• [RECORDED DATA]:
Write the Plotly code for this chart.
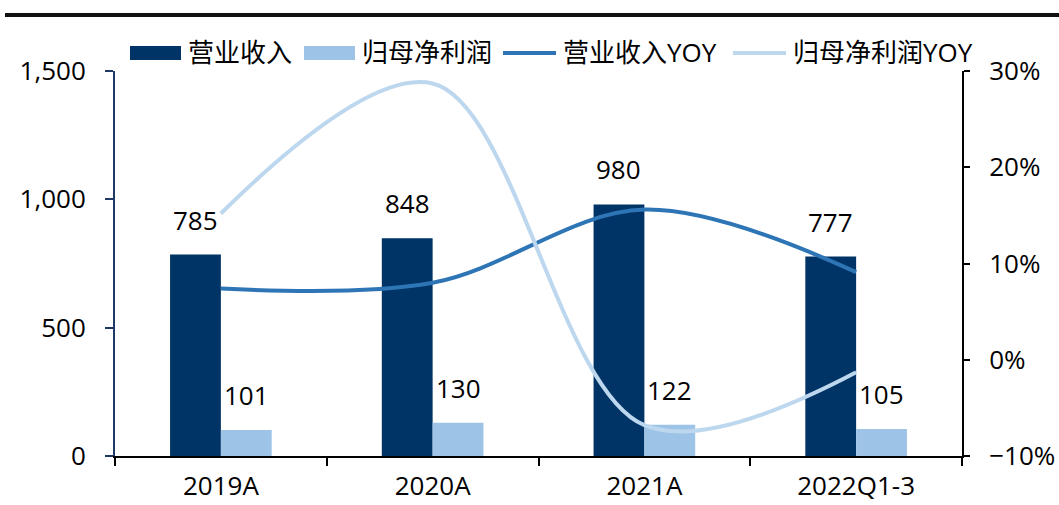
import plotly.graph_objects as go

# Data (亿元 / %)
categories = ["2019A", "2020A", "2021A", "2022Q1-3"]
revenue = [785, 848, 980, 777]
net_profit = [101, 130, 122, 105]
revenue_yoy = [7.4, 8.0, 15.6, 9.1]
profit_yoy = [15.2, 28.7, -6.8, -1.3]

DARK = "#003366"
LIGHT = "#9DC3E6"
MID_LINE = "#2E75B6"
LIGHT_LINE = "#BDD7EE"
FONT = "Open Sans, Noto Sans CJK SC, sans-serif"

W, H = 1059, 505
L, R, T, B = 115, 962, 71, 456  # plot area in pixels


def px(x):
    return (x - L) / (R - L)


def py(y):
    return (B - y) / (B - T)


fig = go.Figure()

fig.add_trace(go.Bar(x=categories, y=revenue, name="营业收入",
                     marker=dict(color=DARK, line=dict(width=0)), showlegend=False))
fig.add_trace(go.Bar(x=categories, y=net_profit, name="归母净利润",
                     marker=dict(color=LIGHT, line=dict(width=0)), showlegend=False))
fig.add_trace(go.Scatter(x=categories, y=revenue_yoy, name="营业收入YOY", yaxis="y2",
                         mode="lines", line=dict(color=MID_LINE, width=4, shape="spline", smoothing=1.0),
                         showlegend=False))
fig.add_trace(go.Scatter(x=categories, y=profit_yoy, name="归母净利润YOY", yaxis="y2",
                         mode="lines", line=dict(color=LIGHT_LINE, width=4, shape="spline", smoothing=1.0),
                         showlegend=False))

annotations = []
# value labels above the bars
for c, v in zip(categories, revenue):
    annotations.append(dict(x=c, y=v, xref="x", yref="y", text=str(v), showarrow=False,
                            xshift=-25.5, yshift=35, yanchor="middle",
                            font=dict(family=FONT, size=26, color="#000")))
for c, v in zip(categories, net_profit):
    annotations.append(dict(x=c, y=v, xref="x", yref="y", text=str(v), showarrow=False,
                            xshift=25.5, yshift=35, yanchor="middle",
                            font=dict(family=FONT, size=26, color="#000")))

shapes = []
# legend row
legend_items = [
    ("rect", DARK, 130, 181, "营业收入", 186),
    ("rect", LIGHT, 304, 355, "归母净利润", 360),
    ("line", MID_LINE, 503, 556, "营业收入YOY", 561),
    ("line", LIGHT_LINE, 733, 786, "归母净利润YOY", 791),
]
for kind, color, x0, x1, label, tx in legend_items:
    if kind == "rect":
        shapes.append(dict(type="rect", xref="paper", yref="paper",
                           x0=px(x0), x1=px(x1), y0=py(60), y1=py(46),
                           fillcolor=color, line=dict(width=0)))
    else:
        shapes.append(dict(type="line", xref="paper", yref="paper",
                           x0=px(x0), x1=px(x1), y0=py(53), y1=py(53),
                           line=dict(color=color, width=4)))
    annotations.append(dict(x=px(tx), y=py(52), xref="paper", yref="paper", text=label,
                            showarrow=False, xanchor="left", yanchor="middle",
                            font=dict(family=FONT, size=26, color="#000")))

# heading rule at the top
shapes.append(dict(type="line", xref="paper", yref="paper",
                   x0=px(5), x1=px(1059), y0=py(15), y1=py(15),
                   line=dict(color="#111", width=4)))

fig.update_layout(
    width=W, height=H,
    margin=dict(l=L, r=W - R, t=T, b=H - B, pad=0),
    paper_bgcolor="white", plot_bgcolor="white",
    barmode="group", bargap=0.52, bargroupgap=0,
    font=dict(family=FONT, size=26, color="#000"),
    xaxis=dict(type="category", showline=True, linecolor="#000", linewidth=2,
               ticks="outside", tickson="boundaries", ticklen=8, tickcolor="#000", tickwidth=2,
               showgrid=False, tickfont=dict(size=26), ticklabelstandoff=6, automargin=False),
    yaxis=dict(range=[0, 1500], dtick=500, tickformat=",", showline=True,
               linecolor="#1F3864", linewidth=2, ticks="outside", ticklen=8,
               tickcolor="#1F3864", tickwidth=2, showgrid=False, zeroline=False,
               tickfont=dict(size=26), ticklabelstandoff=14, automargin=False),
    yaxis2=dict(range=[-10, 30], dtick=10, ticksuffix="%", overlaying="y", side="right",
                showline=True, linecolor="#000", linewidth=2, ticks="outside", ticklen=6,
                tickcolor="#000", tickwidth=2, showgrid=False, zeroline=False,
                tickfont=dict(size=26), ticklabelstandoff=14, automargin=False),
    annotations=annotations,
    shapes=shapes,
    showlegend=False,
)

fig.write_html("out.html")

• [WHAT IS EXPECTED]: Leave out the pictures and give the listing above again exactly.

• [EXERCISE RESULT]:
Write the Plotly code for this chart.
import plotly.graph_objects as go

# Data (亿元 / %)
categories = ["2019A", "2020A", "2021A", "2022Q1-3"]
revenue = [785, 848, 980, 777]
net_profit = [101, 130, 122, 105]
revenue_yoy = [7.4, 8.0, 15.6, 9.1]
profit_yoy = [15.2, 28.7, -6.8, -1.3]

DARK = "#003366"
LIGHT = "#9DC3E6"
MID_LINE = "#2E75B6"
LIGHT_LINE = "#BDD7EE"
FONT = "Open Sans, Noto Sans CJK SC, sans-serif"

W, H = 1059, 505
L, R, T, B = 115, 962, 71, 456  # plot area in pixels


def px(x):
    return (x - L) / (R - L)


def py(y):
    return (B - y) / (B - T)


fig = go.Figure()

fig.add_trace(go.Bar(x=categories, y=revenue, name="营业收入",
                     marker=dict(color=DARK, line=dict(width=0)), showlegend=False))
fig.add_trace(go.Bar(x=categories, y=net_profit, name="归母净利润",
                     marker=dict(color=LIGHT, line=dict(width=0)), showlegend=False))
fig.add_trace(go.Scatter(x=categories, y=revenue_yoy, name="营业收入YOY", yaxis="y2",
                         mode="lines", line=dict(color=MID_LINE, width=4, shape="spline", smoothing=1.0),
                         showlegend=False))
fig.add_trace(go.Scatter(x=categories, y=profit_yoy, name="归母净利润YOY", yaxis="y2",
                         mode="lines", line=dict(color=LIGHT_LINE, width=4, shape="spline", smoothing=1.0),
                         showlegend=False))

annotations = []
# value labels above the bars
for c, v in zip(categories, revenue):
    annotations.append(dict(x=c, y=v, xref="x", yref="y", text=str(v), showarrow=False,
                            xshift=-25.5, yshift=35, yanchor="middle",
                            font=dict(family=FONT, size=26, color="#000")))
for c, v in zip(categories, net_profit):
    annotations.append(dict(x=c, y=v, xref="x", yref="y", text=str(v), showarrow=False,
                            xshift=25.5, yshift=35, yanchor="middle",
                            font=dict(family=FONT, size=26, color="#000")))

shapes = []
# legend row
legend_items = [
    ("rect", DARK, 130, 181, "营业收入", 186),
    ("rect", LIGHT, 304, 355, "归母净利润", 360),
    ("line", MID_LINE, 503, 556, "营业收入YOY", 561),
    ("line", LIGHT_LINE, 733, 786, "归母净利润YOY", 791),
]
for kind, color, x0, x1, label, tx in legend_items:
    if kind == "rect":
        shapes.append(dict(type="rect", xref="paper", yref="paper",
                           x0=px(x0), x1=px(x1), y0=py(60), y1=py(46),
                           fillcolor=color, line=dict(width=0)))
    else:
        shapes.append(dict(type="line", xref="paper", yref="paper",
                           x0=px(x0), x1=px(x1), y0=py(53), y1=py(53),
                           line=dict(color=color, width=4)))
    annotations.append(dict(x=px(tx), y=py(52), xref="paper", yref="paper", text=label,
                            showarrow=False, xanchor="left", yanchor="middle",
                            font=dict(family=FONT, size=26, color="#000")))

# heading rule at the top
shapes.append(dict(type="line", xref="paper", yref="paper",
                   x0=px(5), x1=px(1059), y0=py(15), y1=py(15),
                   line=dict(color="#111", width=4)))

fig.update_layout(
    width=W, height=H,
    margin=dict(l=L, r=W - R, t=T, b=H - B, pad=0),
    paper_bgcolor="white", plot_bgcolor="white",
    barmode="group", bargap=0.52, bargroupgap=0,
    font=dict(family=FONT, size=26, color="#000"),
    xaxis=dict(type="category", showline=True, linecolor="#000", linewidth=2,
               ticks="outside", tickson="boundaries", ticklen=8, tickcolor="#000", tickwidth=2,
               showgrid=False, tickfont=dict(size=26), ticklabelstandoff=6, automargin=False),
    yaxis=dict(range=[0, 1500], dtick=500, tickformat=",", showline=True,
               linecolor="#1F3864", linewidth=2, ticks="outside", ticklen=8,
               tickcolor="#1F3864", tickwidth=2, showgrid=False, zeroline=False,
               tickfont=dict(size=26), ticklabelstandoff=14, automargin=False),
    yaxis2=dict(range=[-10, 30], dtick=10, ticksuffix="%", overlaying="y", side="right",
                showline=True, linecolor="#000", linewidth=2, ticks="outside", ticklen=6,
                tickcolor="#000", tickwidth=2, showgrid=False, zeroline=False,
                tickfont=dict(size=26), ticklabelstandoff=14, automargin=False),
    annotations=annotations,
    shapes=shapes,
    showlegend=False,
)

fig.write_html("out.html")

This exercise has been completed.